Rosedel Davies-Adewebi is the Business Partnerships Hub Manager at the UN Global Compact and is
responsible for building processes to support partnerships between business and other stakeholders to address
sustainable development issues. Rosedel specializes in developing projects and managing programs designed to
connect social innovators with financing and technical assistance in order to scale impact. Prior to joining the UN
Global Compact she served as a consultant for the Global Impact Investing Network (GIIN). Prior to her work at
the GIIN she served as a fellow at The Tony Elumelu Foundation TEF), a Lagos, Nigeria-based foundation
focused on catalyzing the competitiveness of the African private sector. At TEF, Rosedel developed the investment
strategy for a seed fund providing financing for maternal and child health innovations. This seed fund served as the
foundation’s commitment to the UN-Secretary General’s Every Woman Every Child Campaign. Although Rosedel
started her career in 2003 as a commercial banker, she was introduced to the social enterprise field in 2005 while
working as a program manager for Project Enterprise (a New York City Based microfinance organization), where
she provided technical assistance to inner-city entrepreneurs.
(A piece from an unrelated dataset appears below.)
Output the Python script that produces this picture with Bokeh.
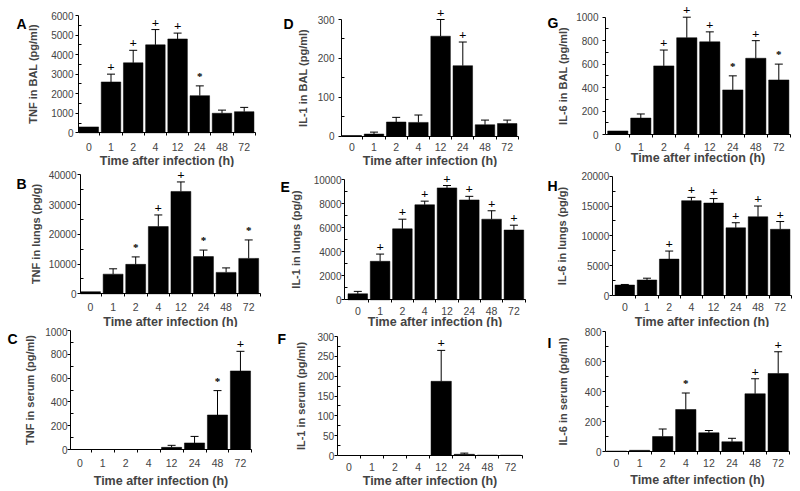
from bokeh.plotting import figure
from bokeh.layouts import row, column
from bokeh.models import (ColumnDataSource, Whisker, TeeHead, LabelSet, Label,
                          FixedTicker, Range1d)
from bokeh.embed import file_html
from bokeh.resources import INLINE

hours = ["0", "1", "2", "4", "12", "24", "48", "72"]

# A: TNF in BAL (pg/ml)
tnf_bal = [300, 2600, 3580, 4500, 4800, 1900, 1000, 1080]
tnf_bal_err = [0, 400, 640, 780, 300, 500, 160, 220]
tnf_bal_sig = ["", "+", "+", "+", "+", "*", "", ""]
# B: TNF in lungs (pg/g)
tnf_lung = [700, 6600, 9900, 22600, 34400, 12500, 7200, 11900]
tnf_lung_err = [0, 1800, 2500, 3900, 3200, 2200, 1500, 6200]
tnf_lung_sig = ["", "", "*", "+", "+", "*", "", "*"]
# C: TNF in serum (pg/ml)
tnf_ser = [0, 0, 0, 0, 18, 55, 290, 660]
tnf_ser_err = [0, 0, 0, 0, 17, 55, 205, 165]
tnf_ser_sig = ["", "", "", "", "", "", "*", "+"]
# D: IL-1 in BAL (pg/ml)
il1_bal = [1, 5, 36, 35, 257, 181, 29, 32]
il1_bal_err = [0, 5, 12, 19, 43, 61, 12, 9]
il1_bal_sig = ["", "", "", "", "+", "+", "", ""]
# E: IL-1 in lungs (pg/g)
il1_lung = [500, 3200, 5900, 7900, 9300, 8300, 6700, 5800]
il1_lung_err = [200, 600, 800, 300, 200, 300, 700, 400]
il1_lung_sig = ["", "+", "+", "+", "+", "+", "+", "+"]
# F: IL-1 in serum (pg/ml)
il1_ser = [0, 0, 0, 0, 187, 3, 1, 1]
il1_ser_err = [0, 0, 0, 0, 78, 3, 0, 0]
il1_ser_sig = ["", "", "", "", "+", "", "", ""]
# G: IL-6 in BAL (pg/ml)
il6_bal = [30, 140, 585, 825, 790, 380, 650, 465]
il6_bal_err = [0, 35, 135, 175, 85, 120, 150, 135]
il6_bal_sig = ["", "", "+", "+", "+", "*", "+", "*"]
# H: IL-6 in lungs (pg/g)
il6_lung = [1750, 2600, 6100, 15900, 15500, 11350, 13200, 11100]
il6_lung_err = [100, 300, 1350, 550, 750, 850, 1800, 1300]
il6_lung_sig = ["", "", "+", "+", "+", "+", "+", "+"]
# I: IL-6 in serum (pg/ml)
il6_ser = [3, 8, 100, 280, 125, 65, 385, 520]
il6_ser_err = [0, 0, 50, 110, 15, 23, 100, 145]
il6_ser_sig = ["", "", "", "*", "", "", "+", "+"]

FONT = "Liberation Sans"


def panel(letter, letter_pos, ylabel, means, errs, sig, yticks, box, axis_px,
          c0, s, y0, ytop, xt_standoff, xl_standoff, yt_standoff, yl_standoff):
    left, top, right, bottom = box
    W, H = right - left, bottom - top
    ymax = yticks[-1]
    k = (y0 - ytop) / ymax
    xr = Range1d((left - c0) / s, (right - c0) / s)
    yr = Range1d((y0 - bottom) / k, (y0 - top) / k)
    p = figure(width=W, height=H, x_range=xr, y_range=yr,
               min_border=0, min_border_left=0, min_border_right=0,
               min_border_top=0, min_border_bottom=0,
               output_backend="svg", toolbar_location=None)
    p.outline_line_color = None
    p.xgrid.grid_line_color = None
    p.ygrid.grid_line_color = None
    p.background_fill_color = "white"
    p.border_fill_color = "white"

    idx = list(range(len(hours)))
    upper = [m + e for m, e in zip(means, errs)]
    src = ColumnDataSource(dict(x=idx, top=means))
    p.vbar(x="x", top="top", width=0.88, source=src, fill_color="black",
           line_color="black", line_width=0.5)
    keep = [i for i, e in enumerate(errs) if e > 0]
    wsrc = ColumnDataSource(dict(x=keep, lower=[means[i] for i in keep],
                                 upper=[upper[i] for i in keep]))
    p.add_layout(Whisker(base="x", lower="lower", upper="upper", source=wsrc,
                         lower_head=None,
                         upper_head=TeeHead(size=8, line_color="black", line_width=1),
                         line_color="black", line_width=1))
    pl = [i for i, t in enumerate(sig) if t == "+"]
    st = [i for i, t in enumerate(sig) if t == "*"]
    plus = ColumnDataSource(dict(x=pl, y=[upper[i] for i in pl], t=["+"] * len(pl)))
    star = ColumnDataSource(dict(x=st, y=[upper[i] for i in st], t=["*"] * len(st)))
    p.add_layout(LabelSet(x="x", y="y", text="t", source=plus, y_offset=3,
                          text_align="center", text_baseline="alphabetic",
                          text_font=FONT, text_font_size="13px",
                          text_font_style="bold", text_color="black"))
    p.add_layout(LabelSet(x="x", y="y", text="t", source=star, y_offset=6,
                          text_align="center", text_baseline="alphabetic",
                          text_font=FONT, text_font_size="11px",
                          text_font_style="bold", text_color="black"))

    ya = p.yaxis[0]
    minor = [(a + b) / 2 for a, b in zip(yticks[:-1], yticks[1:])]
    ya.ticker = FixedTicker(ticks=yticks, minor_ticks=minor)
    ya.fixed_location = (axis_px - c0) / s
    ya.bounds = (0, ymax)
    ya.major_tick_out = 3
    ya.major_tick_in = 0
    ya.minor_tick_in = 3
    ya.minor_tick_out = 0
    ya.major_label_text_font = FONT
    ya.major_label_text_font_size = "10px"
    ya.major_label_standoff = yt_standoff
    ya.axis_label = ylabel
    ya.axis_label_text_font = FONT
    ya.axis_label_text_font_size = "11px"
    ya.axis_label_text_font_style = "bold"
    ya.axis_label_standoff = yl_standoff
    ya.axis_line_color = "black"
    ya.major_tick_line_color = "black"
    ya.minor_tick_line_color = "black"

    xa = p.xaxis[0]
    xa.ticker = FixedTicker(ticks=idx, minor_ticks=[i + 0.5 for i in idx])
    xa.major_label_overrides = {i: h for i, h in zip(idx, hours)}
    xa.fixed_location = 0
    xa.bounds = ((axis_px - c0) / s, len(hours) - 0.5)
    xa.major_tick_out = 0
    xa.major_tick_in = 0
    xa.minor_tick_out = 3
    xa.minor_tick_in = 0
    xa.minor_tick_line_color = "black"
    xa.major_label_text_font = FONT
    xa.major_label_text_font_size = "10.5px"
    xa.major_label_standoff = xt_standoff
    xa.axis_label = "Time after infection (h)"
    xa.axis_label_text_font = FONT
    xa.axis_label_text_font_size = "12.5px"
    xa.axis_label_text_font_style = "bold"
    xa.axis_label_standoff = xl_standoff
    xa.axis_line_color = "black"

    lx, lbase = letter_pos
    p.add_layout(Label(x=lx - left, y=bottom - lbase, x_units="screen",
                       y_units="screen", text=letter, text_font=FONT,
                       text_font_size="14px", text_font_style="bold",
                       text_baseline="alphabetic", text_align="left",
                       text_color="black"))
    return p


# page boxes (left, top, right, bottom); the page has no body margin
X1, X2, X3, X4 = 0, 272, 532, 799
Y1, Y2, Y3, Y4 = 0, 167, 327, 490

pA = panel("A", (16, 23), "TNF in BAL (pg/ml)", tnf_bal, tnf_bal_err, tnf_bal_sig,
           [0, 1000, 2000, 3000, 4000, 5000, 6000], (X1, Y1, X2, Y2),
           78, 88.3, 22.2, 132.3, 15.0, 7, 0, 2, 9)
pD = panel("D", (283, 23), "IL-1 in BAL (pg/ml)", il1_bal, il1_bal_err, il1_bal_sig,
           [0, 100, 200, 300], (X2, Y1, X3, Y2),
           341, 351.3, 22.2, 135.5, 19.0, 4, -1, 4, 6)
pG = panel("G", (547, 22), "IL-6 in BAL (pg/ml)", il6_bal, il6_bal_err, il6_bal_sig,
           [0, 200, 400, 600, 800, 1000], (X3, Y1, X4, Y2),
           605, 617.3, 23.0, 134.0, 16.7, 5, -3, 4, 4)

pB = panel("B", (16, 183), "TNF in lungs (pg/g)", tnf_lung, tnf_lung_err, tnf_lung_sig,
           [0, 10000, 20000, 30000, 40000], (X1, Y2, X2, Y3),
           80, 90.0, 22.6, 293.3, 174.3, 6, 1, 1, 4)
pE = panel("E", (280, 186), "IL-1 in lungs (pg/g)", il1_lung, il1_lung_err, il1_lung_sig,
           [0, 2000, 4000, 6000, 8000, 10000], (X2, Y2, X3, Y3),
           344, 357.3, 22.3, 299.3, 179.0, 4, -3, 0, 9)
pH = panel("H", (547, 185), "IL-6 in lungs (pg/g)", il6_lung, il6_lung_err, il6_lung_sig,
           [0, 5000, 10000, 15000, 20000], (X3, Y2, X4, Y3),
           611.7, 624.3, 22.2, 295.0, 175.7, 4, 1, 0, 11)

pC = panel("C", (7, 338), "TNF in serum (pg/ml)", tnf_ser, tnf_ser_err, tnf_ser_sig,
           [0, 200, 400, 600, 800, 1000], (X1, Y3, X2, Y4),
           70, 79.3, 22.95, 449.0, 330.0, 6, 4, 0, 6)
pF = panel("F", (277, 338), "IL-1 in serum (pg/ml)", il1_ser, il1_ser_err, il1_ser_sig,
           [0, 50, 100, 150, 200, 250, 300], (X2, Y3, X3, Y4),
           336.7, 348.3, 23.1, 455.0, 336.0, 4, 0, 0, 8)
pI = panel("I", (547, 342), "IL-6 in serum (pg/ml)", il6_ser, il6_ser_err, il6_ser_sig,
           [0, 200, 400, 600, 800], (X3, Y3, X4, Y4),
           605, 616.0, 23.1, 451.0, 331.0, 4, 3, 1, 13)

layout = column(row(pA, pD, pG), row(pB, pE, pH), row(pC, pF, pI))

open("out.html", "w").write(file_html(layout, INLINE))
She was awarded the United Way’s Emerging Junior
Leader Fellowship 2007 for her work with entrepreneurs.
Rosedel also has a strong interest in supporting Africa’s economic renaissance through the promotion of venture
creation. She currently serves on the advisory board of Invest Africa (, the first online
crowdfunding platform dedicated to providing microfinance loans and micro-venture capital investment to start-up
African entrepreneurs. Rosedel received her B.A. in Economics and International Relations from Boston University
and holds a Master of Business Administration from the University of Michigan’s Stephen M. Ross School of
Business, where she was a recipient of the Consortium for Graduate Study in Management Scholarship.
Kim Gillman (Consultant, Advisory Services, Taproot Foundation). Kim comes to The Taproot Foundation with a
background in non-profit management, organizational development and a deep commitment to meaningful social
change. As a Consultant with the Advisory Services practice, she partners with companies to design, implement, and
scale high-quality pro-bono initiatives.
Prior to Taproot, Kim worked as the Individual Giving Manager at City Year New York, a non-profit organization
focused on keeping students in school and on track to succeed. At City Year, Kim worked to find custom ways to
engage donors and volunteers in City Year’s work. Most notably, she managed and grew City Year New York’s
Associate Board, a group of over 30 young professionals dedicated to giving back through pro bono and monetary
contributions. Before her time at City Year, Kim was a CORO Fellow in Public Affairs in New York City, where
she had the opportunity to explore local politics, public interests, and patterns of flux across sectors.
An Americorps alumna, she also served as the Civic Engagement Service Leader at City Year New York, managing
corporate volunteers to complete various community improvement projects. Kim graduated magna cum laude from
Ithaca College and has an MS in Organizational Change Management at the New School for Public Engagement.